Top Reasons why irrigation measurements and recording data help farm profitability

It is often said that ‘you can’t manage what you don’t measure’. This principle can be applied to a variety of areas within a business.

One important focus area to monitor on a farm is irrigation. This is a core part of many businesses, as it is an essential service and can be a large portion of energy consumption.

Whether you want to start tracking your irrigation or want to improve on your current recording method; this article will outline the importance of these measurements, as well as providing tips to improve your monitoring techniques!

  • Why Keep Records of Irrigation?

    Irrigation records are useful for several energy cost-related areas. This includes, but is not limited to, assessments for pump upgrades, solar sizing, solar load shifting, irrigation scheduling optimisation, and energy tariff reviews. It is particularly helpful for reviewing how irrigation changes seasonally, as well as the impacts of rainfall and drought.

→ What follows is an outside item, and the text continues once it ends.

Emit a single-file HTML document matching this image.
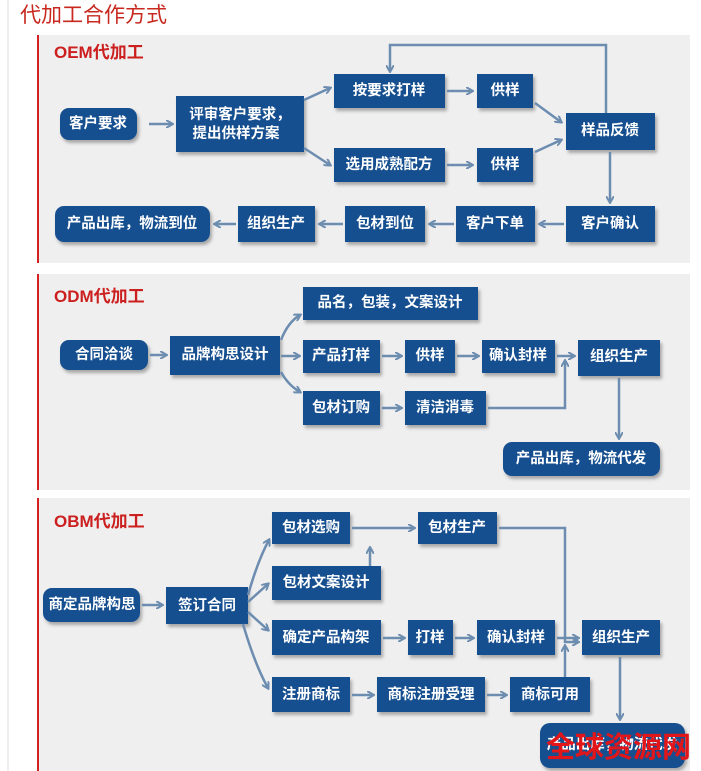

    Examples of the applications for historical irrigation records are given below:

    1. Irrigation schedules are vital for an energy auditor to calculate the energy requirements for your plots. This is needed when determining a new pump to provide the required irrigation at a lower energy cost. The more detailed these irrigation records are, the better the assessor is able to match your usage to the most optimal upgrade.
    2. If you would like to convert the majority of your pumping energy to solar power, knowing your pumping schedule will make sure your solar system is sized correctly!
    3. Load shifting is a method of reviewing the energy load throughout the day and changing the timing of processes and equipment (where possible). This is a strategy that can be employed to better fit a solar generation profile or to move the load into off-peak/cheaper rate periods.
    4. Keeping accurate irrigation records is particularly helpful when plots are added or removed. A good history of irrigation schedules will make it easy to plan the best way to adjust for the plot changes.
    5. Having a real record of when and how long your pumps are running will allow you, or an assessor, to calculate an accurate prediction of tariff costs on new or existing tariffs. This is particularly helpful for tariffs with peak/off-peak/other time-based rates and where a change is required. Having records of how you actually used your pumps could be the difference between a cost increase and a cost decrease when evaluating your bills!
    6. With new Ergon tariffs introduced in Queensland in 2021, certain tariff consumption thresholds are also relevant. Understanding the impact of rainfall and what is ‘normal’ will be key to understanding long term potential energy tariff impacts over the next 10 years

    For more detailed information on Ergon Energy tariff changes, see our other technical article on Ergon Tariff 50.

  • Level of Detail and Record Intervals

    Generally speaking, the more detailed the irrigation records are, the more accurate the further assessments will be. However, keeping detailed records can be time-consuming and may be overwhelming to adopt into the standard operations of the business.

    Irrigation schedules can be as detailed or as simple as your needs dictate, though any amount of data collection is better than no records at all!

    As a minimum, you should record the plot(s) being irrigated and the start time and duration of irrigation year round. If you are able to, recording pressures and flow rates weekly as a benchmarking exercise will also help you keep an eye on things.

    As for record intervals relating to planned upgrades – solar assessments, load shifting, and irrigation optimisation are more accurate when daily records are taken. Other processes can generally be assessed with weekly or monthly data.

    Your irrigation records should be tailored to suit how you irrigate! If your schedule remains fairly constant with most changes occurring seasonally, a simpler record should be sufficient. While more detail should be applied where irrigation, or weather conditions, vary a lot.

  • Preventing the Loss of Your Valuable Data is Important!

    If you are able to, working digitally can greatly assist in preventing loss of data. This could mean using a smartphone or tablet to input data. If this is not possible, from lack of hardware or phone signal, entering data into a spreadsheet at the end of a day/week/month (depending on what level of accuracy you have chosen to record) will help with saving this data. Otherwise, a good filing system for paper schedules will ensure the data is available and easy to find when required.


If you can measure it, you can manage and improve it! Through load shifting, tariff analysis, and pump engineering you may be surprised by the potential savings!